マサチューセッツ州にあるマサチューセッツ工科大学(画像:(C)Google)。
マサチューセッツ州にあるマサチューセッツ工科大学(画像:(C)Google)。

 国際ビジネスのリーダーとして君臨するアメリカでは、ハーバード大学やイェール大学といった名門大学にロジスティクスコースが設置されている。

 特にマサチューセッツ工科大学には1973年創立の「Center for Transportation & Logistics(運輸ロジスティクスセンター)」があり、半世紀近くにわたって、サプライチェーンや物流の研究はもちろんのこと、専門家育成を行っている。

 ビジネスには多角的な視点が求められる。その中でもアメリカという広大な国で原材料調達から商品化、そして消費者の手元に届くまでを効率的に考えることはビジネスをする上で死活問題となる。

 さらに原材料と物流の関係性で歴史を振り返ると、資本主義黎明(れいめい)期にロックフェラーが石油を運搬する際、鉄道に頼らずに済む自前のパイプライン構想を練った話はよく知られている。構想は材料運搬の効率化や経費削減を生み出す考えから派生した。
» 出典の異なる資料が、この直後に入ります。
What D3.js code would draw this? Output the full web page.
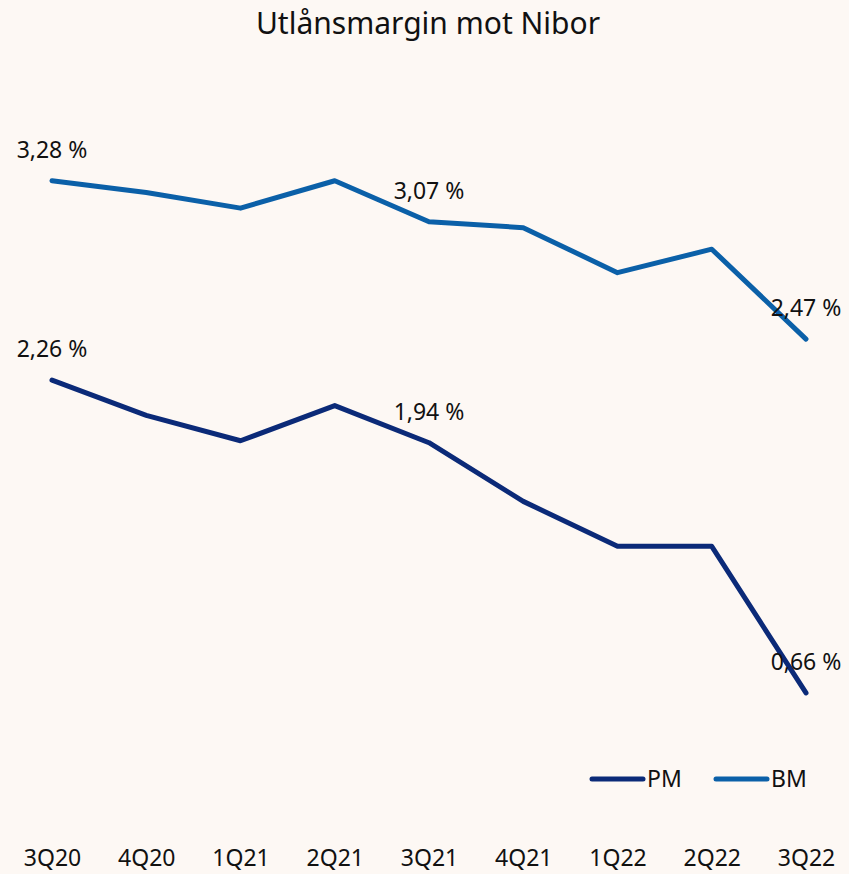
<!DOCTYPE html>
<html lang="no">
<head>
    <meta charset="UTF-8">
    <title>Utlånsmargin mot Nibor</title>
    <script src="https://d3js.org/d3.v7.min.js"></script>
    <style>
        body { margin: 0; background: #fdf8f4; }
        svg { display: block; font-family: "Noto Sans", "Lato", sans-serif; }
        .lbl { font-size: 23px; fill: #111; }
    </style>
</head>
<body>
    <svg width="849" height="874"></svg>
    <script>
        const quarters = ["3Q20", "4Q20", "1Q21", "2Q21", "3Q21", "4Q21", "1Q22", "2Q22", "3Q22"];
        const pm = [2.26, 2.08, 1.95, 2.13, 1.94, 1.64, 1.41, 1.41, 0.66];
        const bm = [3.28, 3.22, 3.14, 3.28, 3.07, 3.04, 2.81, 2.93, 2.47];
        // which points get a value label
        const labelled = ["3Q20", "3Q21", "3Q22"];

        const series = [
            { name: "PM", values: pm, color: "#0b2a78" },
            { name: "BM", values: bm, color: "#0b60a8" }
        ];

        const svg = d3.select("svg");

        svg.append("rect").attr("width", 849).attr("height", 874).attr("fill", "#fdf8f4");

        const x = d3.scalePoint().domain(quarters).range([52, 806]);
        const y = d3.scaleLinear().domain([0, 4]).range([822, 40]);

        svg.append("text")
            .attr("x", 428).attr("y", 34)
            .attr("text-anchor", "middle")
            .style("font-size", "30px").attr("fill", "#111")
            .text("Utlånsmargin mot Nibor");

        const line = d3.line()
            .x((d, i) => x(quarters[i]))
            .y(d => y(d));

        series.forEach(s => {
            svg.append("path")
                .datum(s.values)
                .attr("fill", "none")
                .attr("stroke", s.color)
                .attr("stroke-width", 5)
                .attr("stroke-linejoin", "round")
                .attr("stroke-linecap", "round")
                .attr("d", line);
        });

        series.forEach(s => {
            svg.append("g").selectAll("text")
                .data(s.values.map((v, i) => ({ q: quarters[i], v })).filter(d => labelled.includes(d.q)))
                .enter().append("text")
                .attr("class", "lbl")
                .attr("x", d => x(d.q))
                .attr("y", d => y(d.v) - 23)
                .attr("text-anchor", "middle")
                .text(d => d3.format(".2f")(d.v).replace(".", ",") + " %");
        });

        // x axis labels (no axis line)
        const xAxis = svg.append("g")
            .attr("transform", "translate(0,866)")
            .call(d3.axisBottom(x).tickSize(0).tickPadding(0));
        xAxis.select(".domain").remove();
        xAxis.selectAll("text")
            .attr("dy", 0)
            .style("font-size", "23px")
            .style("font-family", "'Noto Sans', Lato, sans-serif")
            .attr("fill", "#111");

        // legend
        const legend = svg.append("g").attr("transform", "translate(0,779)");
        const legendX = [592, 716];
        series.forEach((s, i) => {
            legend.append("line")
                .attr("x1", legendX[i]).attr("x2", legendX[i] + 51)
                .attr("y1", 0).attr("y2", 0)
                .attr("stroke", s.color)
                .attr("stroke-width", 5)
                .attr("stroke-linecap", "round");
            legend.append("text")
                .attr("class", "lbl")
                .attr("x", legendX[i] + 55).attr("y", 8)
                .text(s.name);
        });
    </script>
</body>
</html>
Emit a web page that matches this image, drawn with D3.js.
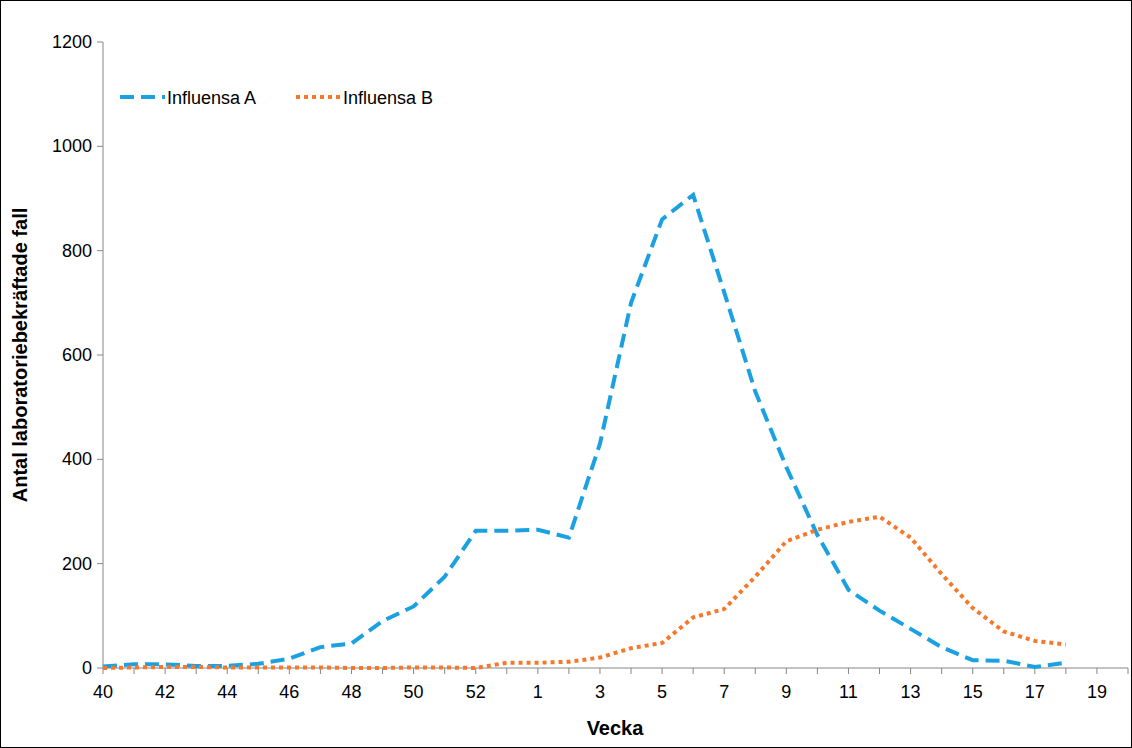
<!DOCTYPE html>
<html><head><meta charset="utf-8">
<script src="https://cdn.jsdelivr.net/npm/d3@7"></script>
<style>body{margin:0;background:#fff}svg{font-family:"Liberation Sans",Arial,sans-serif}</style>
</head><body><svg id="c" width="1132" height="748"></svg>
<script>
const weeks=[40,41,42,43,44,45,46,47,48,49,50,51,52,53,1,2,3,4,5,6,7,8,9,10,11,12,13,14,15,16,17,18];
const tickLabels=["40","42","44","46","48","50","52","1","3","5","7","9","11","13","15","17","19"];
const influensaA=[3,7,7,4,4,8,18,40,47,90,118,175,263,263,265,250,430,700,860,907,720,530,385,255,150,110,75,40,15,14,2,10];
const influensaB=[0,1,2,2,1,1,1,1,0,0,1,1,0,10,10,12,20,38,48,97,113,175,243,265,280,290,250,180,115,70,52,45];
const yTicks=[0,200,400,600,800,1000,1200];

const svg=d3.select("#c");
svg.append("rect").attr("x",0.5).attr("y",0.5).attr("width",1131).attr("height",747).attr("fill","none").attr("stroke","#000");
const x=d3.scaleLinear().domain([0,33]).range([103,1128]);
const y=d3.scaleLinear().domain([0,1200]).range([668,42]);
const g=svg.append("g");
// y axis
g.append("line").attr("x1",103).attr("x2",103).attr("y1",42).attr("y2",668).attr("stroke","#868686");
yTicks.forEach(v=>{
 g.append("line").attr("x1",97).attr("x2",103).attr("y1",y(v)).attr("y2",y(v)).attr("stroke","#868686");
 g.append("text").attr("x",92).attr("y",y(v)+6).attr("text-anchor","end").attr("font-size",18).text(v);
});
// x axis
g.append("line").attr("x1",103).attr("x2",1128).attr("y1",668).attr("y2",668).attr("stroke","#868686");
d3.range(0,34).forEach(i=>g.append("line").attr("x1",x(i)).attr("x2",x(i)).attr("y1",668).attr("y2",674).attr("stroke","#868686"));
tickLabels.forEach((t,k)=>g.append("text").attr("x",x(k*2)).attr("y",698).attr("text-anchor","middle").attr("font-size",18).text(t));
svg.append("text").attr("x",615).attr("y",735).attr("text-anchor","middle").attr("font-size",20).attr("font-weight","bold").text("Vecka");
svg.append("text").attr("transform","translate(27,355) rotate(-90)").attr("text-anchor","middle").attr("font-size",20).attr("font-weight","bold").text("Antal laboratoriebekräftade fall");
const line=d3.line().x((d,i)=>x(i)).y(d=>y(d));
svg.append("path").datum(influensaA).attr("d",line).attr("fill","none").attr("stroke","#1ba1e2").attr("stroke-width",4).attr("stroke-dasharray","14,7");
svg.append("path").datum(influensaB).attr("d",line).attr("fill","none").attr("stroke","#f7782a").attr("stroke-width",4).attr("stroke-dasharray","4,4");
// legend
svg.append("line").attr("x1",120).attr("x2",165).attr("y1",97).attr("y2",97).attr("stroke","#1ba1e2").attr("stroke-width",4).attr("stroke-dasharray","14,7");
svg.append("text").attr("x",167).attr("y",104).attr("font-size",18).text("Influensa A");
svg.append("line").attr("x1",296).attr("x2",340).attr("y1",97).attr("y2",97).attr("stroke","#f7782a").attr("stroke-width",4).attr("stroke-dasharray","4,4");
svg.append("text").attr("x",343).attr("y",104).attr("font-size",18).text("Influensa B");
</script></body></html>
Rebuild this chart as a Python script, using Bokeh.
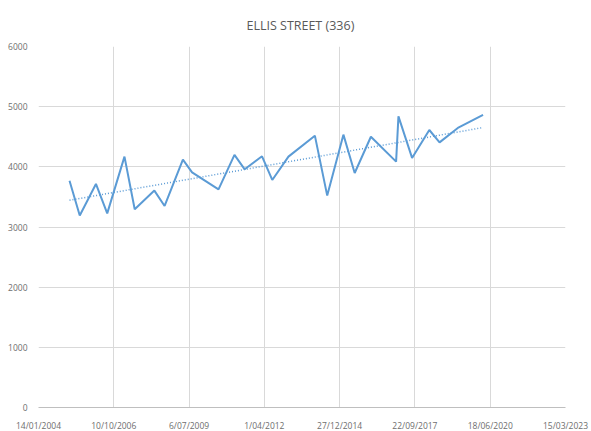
import numpy as np
import pandas as pd
from bokeh.plotting import figure
from bokeh.models import Range1d, FixedTicker, ColumnDataSource
from bokeh.embed import file_html
from bokeh.resources import INLINE

# ---- data ----
dates = ["2005-03-01", "2005-07-15", "2006-02-15", "2006-07-15", "2007-03-01",
         "2007-07-15", "2008-04-01", "2008-08-15", "2009-04-15", "2009-08-15",
         "2010-08-01", "2011-03-01", "2011-07-15", "2012-03-01", "2012-07-15",
         "2013-02-15", "2014-02-01", "2014-07-15", "2015-02-15", "2015-07-15",
         "2016-02-15", "2017-01-15", "2017-02-15", "2017-08-15", "2018-04-01",
         "2018-08-15", "2019-04-15", "2020-03-15"]
values = [3770, 3190, 3715, 3227, 4170,
          3294, 3605, 3350, 4120, 3909,
          3626, 4198, 3959, 4175, 3782,
          4170, 4518, 3522, 4535, 3898,
          4500, 4086, 4839, 4148, 4612,
          4407, 4646, 4862]
x_ticks = [38000, 39000, 40000, 41000, 42000, 43000, 44000, 45000]
x_tick_labels = ["14/01/2004", "10/10/2006", "6/07/2009", "1/04/2012",
                 "27/12/2014", "22/09/2017", "18/06/2020", "15/03/2023"]
y_ticks = [0, 1000, 2000, 3000, 4000, 5000, 6000]
title_text = "ELLIS STREET  (336)"

# Excel serial day numbers
epoch = pd.Timestamp("1899-12-30")
xs = [(pd.Timestamp(d) - epoch).days for d in dates]

# linear trendline from the data
coef = np.polyfit(xs, values, 1)
tx = [xs[0], xs[-1]]
ty = [float(np.polyval(coef, v)) for v in tx]

FONT = "Open Sans"
TXT = "#6e6e6e"
GRID = "#d9d9d9"
BLUE = "#5B9BD5"

p = figure(width=589, height=425, frame_width=527, frame_height=361,
           output_backend="svg", toolbar_location=None,
           x_range=Range1d(x_ticks[0], x_ticks[-1]),
           y_range=Range1d(y_ticks[0], y_ticks[-1]),
           min_border_left=38, min_border_right=24, min_border_top=46,
           min_border_bottom=18)

p.title.text = title_text
p.title.align = "center"
p.title.text_font = FONT
p.title.text_font_size = "12.5px"
p.title.text_font_style = "normal"
p.title.text_color = "#595959"
p.title.standoff = 26

p.outline_line_color = None
p.background_fill_color = "white"
p.border_fill_color = "white"

src = ColumnDataSource(dict(x=xs, y=values))
p.line("x", "y", source=src, line_color=BLUE, line_width=2)
p.line(tx, ty, line_color=BLUE, line_width=1.5, line_dash="1 2")

p.xaxis.ticker = FixedTicker(ticks=x_ticks)
p.xaxis.major_label_overrides = {t: l for t, l in zip(x_ticks, x_tick_labels)}
p.yaxis.ticker = FixedTicker(ticks=y_ticks)

for ax in (p.xaxis, p.yaxis):
    ax.major_tick_line_color = None
    ax.minor_tick_line_color = None
    ax.major_label_text_font = FONT
    ax.major_label_text_font_size = "8.5px"
    ax.major_label_text_color = TXT
p.yaxis.axis_line_color = None
p.xaxis.axis_line_color = "#bfbfbf"
p.yaxis.major_label_standoff = 5
p.xaxis.major_label_standoff = 6

p.xgrid.grid_line_color = GRID
p.ygrid.grid_line_color = GRID
p.xgrid.ticker = FixedTicker(ticks=x_ticks)
p.ygrid.ticker = FixedTicker(ticks=y_ticks)

open("out.html", "w").write(file_html(p, INLINE))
 こうした歴史が、アメリカにおける企業経営に大きな影響を与えたのは大げさな話ではない。そうでなければ、有名大学に物流専門コースが当たり前のように存在するはずもなく、国際競争が激しさを増す産業界からのニーズが非常に高いことを証明している。

 複数の国から原材料を調達し、モノを作るのが当たり前になった今、ロジスティクスの存在感は増すばかりだ。